Find every line in the records below that contains the word "this", and copy each such line.
=====
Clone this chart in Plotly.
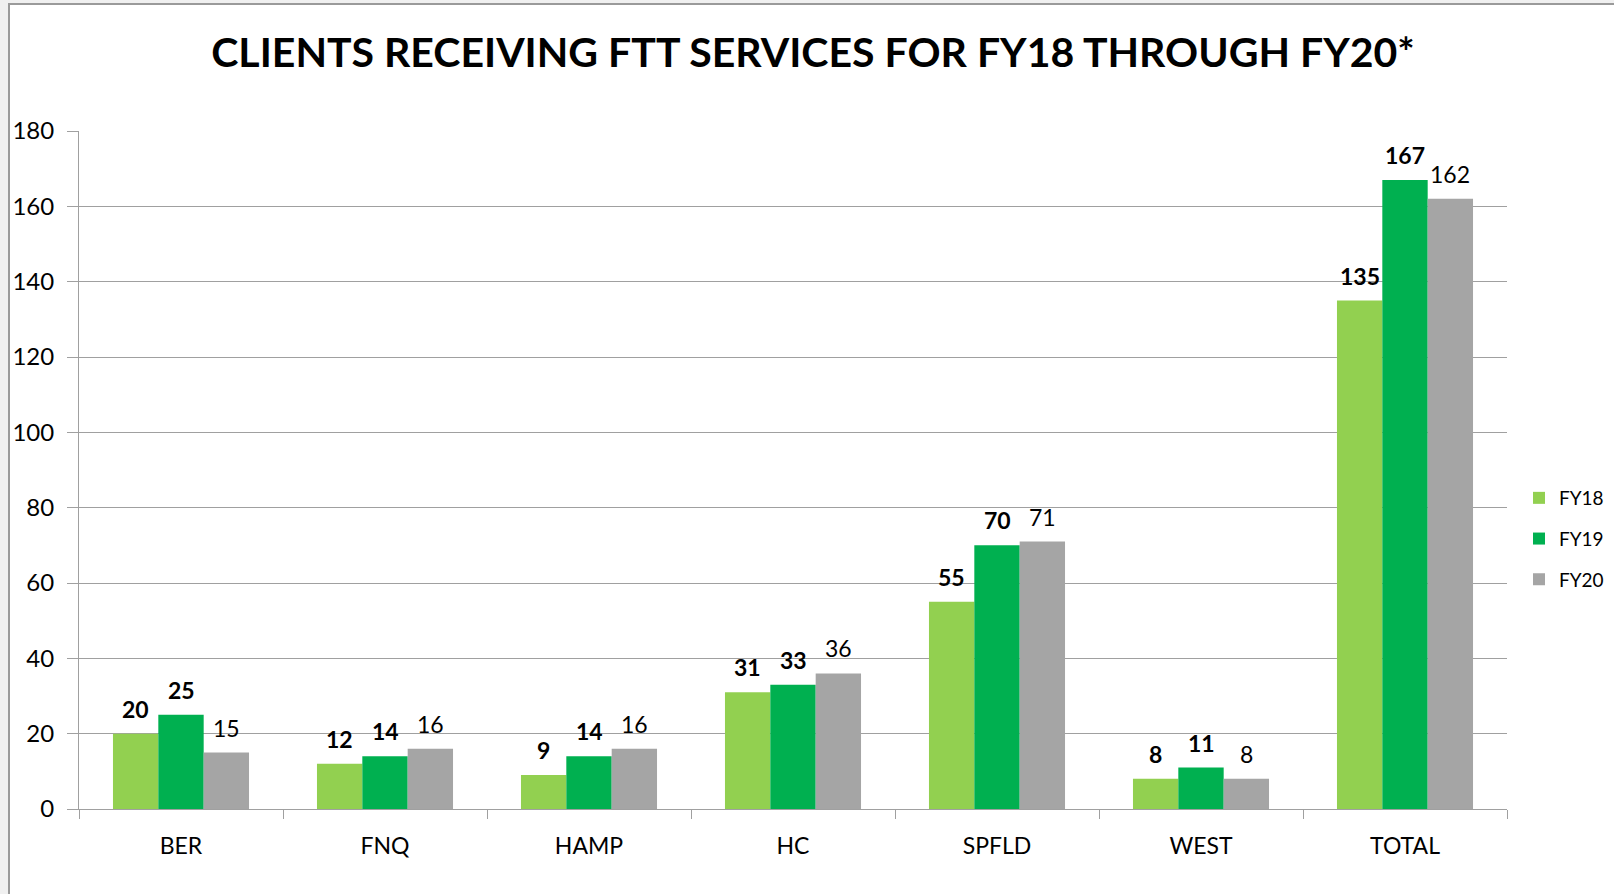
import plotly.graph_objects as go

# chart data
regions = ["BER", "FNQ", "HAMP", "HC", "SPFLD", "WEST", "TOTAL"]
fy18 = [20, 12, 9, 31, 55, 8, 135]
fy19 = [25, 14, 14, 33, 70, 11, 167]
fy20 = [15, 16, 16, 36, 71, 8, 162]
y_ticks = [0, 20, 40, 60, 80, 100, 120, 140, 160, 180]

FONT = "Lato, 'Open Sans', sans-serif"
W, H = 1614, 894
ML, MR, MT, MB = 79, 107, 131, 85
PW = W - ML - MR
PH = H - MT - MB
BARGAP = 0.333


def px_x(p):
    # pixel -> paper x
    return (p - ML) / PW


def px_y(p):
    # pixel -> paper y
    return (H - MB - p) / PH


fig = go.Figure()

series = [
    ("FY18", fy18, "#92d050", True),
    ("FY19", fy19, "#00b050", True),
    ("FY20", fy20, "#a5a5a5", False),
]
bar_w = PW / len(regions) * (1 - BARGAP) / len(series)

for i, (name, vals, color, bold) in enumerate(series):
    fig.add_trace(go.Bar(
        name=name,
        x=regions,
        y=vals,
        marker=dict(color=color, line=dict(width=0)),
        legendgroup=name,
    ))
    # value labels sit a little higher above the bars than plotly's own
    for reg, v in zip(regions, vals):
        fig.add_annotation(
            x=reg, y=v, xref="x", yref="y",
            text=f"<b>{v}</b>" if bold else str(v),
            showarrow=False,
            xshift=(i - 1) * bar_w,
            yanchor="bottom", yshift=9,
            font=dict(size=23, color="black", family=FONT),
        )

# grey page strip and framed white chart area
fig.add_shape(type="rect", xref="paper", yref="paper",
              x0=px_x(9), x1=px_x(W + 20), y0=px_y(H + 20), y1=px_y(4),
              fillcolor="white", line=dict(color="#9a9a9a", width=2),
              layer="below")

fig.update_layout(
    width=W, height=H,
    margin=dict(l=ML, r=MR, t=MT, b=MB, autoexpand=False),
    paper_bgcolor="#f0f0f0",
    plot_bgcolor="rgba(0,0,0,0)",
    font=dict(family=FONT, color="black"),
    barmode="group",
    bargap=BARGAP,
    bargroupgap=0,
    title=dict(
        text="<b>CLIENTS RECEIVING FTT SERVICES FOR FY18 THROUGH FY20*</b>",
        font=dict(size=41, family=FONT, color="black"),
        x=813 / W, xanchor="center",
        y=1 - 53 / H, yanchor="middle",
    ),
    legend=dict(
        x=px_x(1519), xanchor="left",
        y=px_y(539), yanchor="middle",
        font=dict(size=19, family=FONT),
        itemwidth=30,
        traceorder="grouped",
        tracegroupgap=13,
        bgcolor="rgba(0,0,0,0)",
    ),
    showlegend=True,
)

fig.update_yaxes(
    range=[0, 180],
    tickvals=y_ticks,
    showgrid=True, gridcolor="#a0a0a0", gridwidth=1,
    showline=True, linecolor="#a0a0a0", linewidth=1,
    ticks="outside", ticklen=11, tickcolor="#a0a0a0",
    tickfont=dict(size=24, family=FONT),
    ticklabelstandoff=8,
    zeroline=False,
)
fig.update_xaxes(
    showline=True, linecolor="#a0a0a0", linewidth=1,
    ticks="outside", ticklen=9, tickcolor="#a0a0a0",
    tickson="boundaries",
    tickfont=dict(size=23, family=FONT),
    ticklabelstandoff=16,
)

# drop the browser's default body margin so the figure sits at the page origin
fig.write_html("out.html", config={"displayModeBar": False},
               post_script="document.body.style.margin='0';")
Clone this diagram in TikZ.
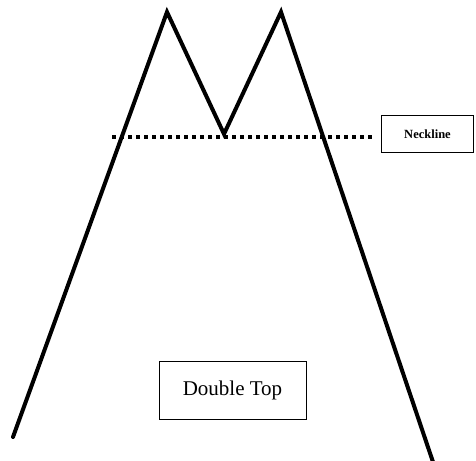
=====
# Task response
Clone this chart in Plotly.
Clone this diagram in TikZ.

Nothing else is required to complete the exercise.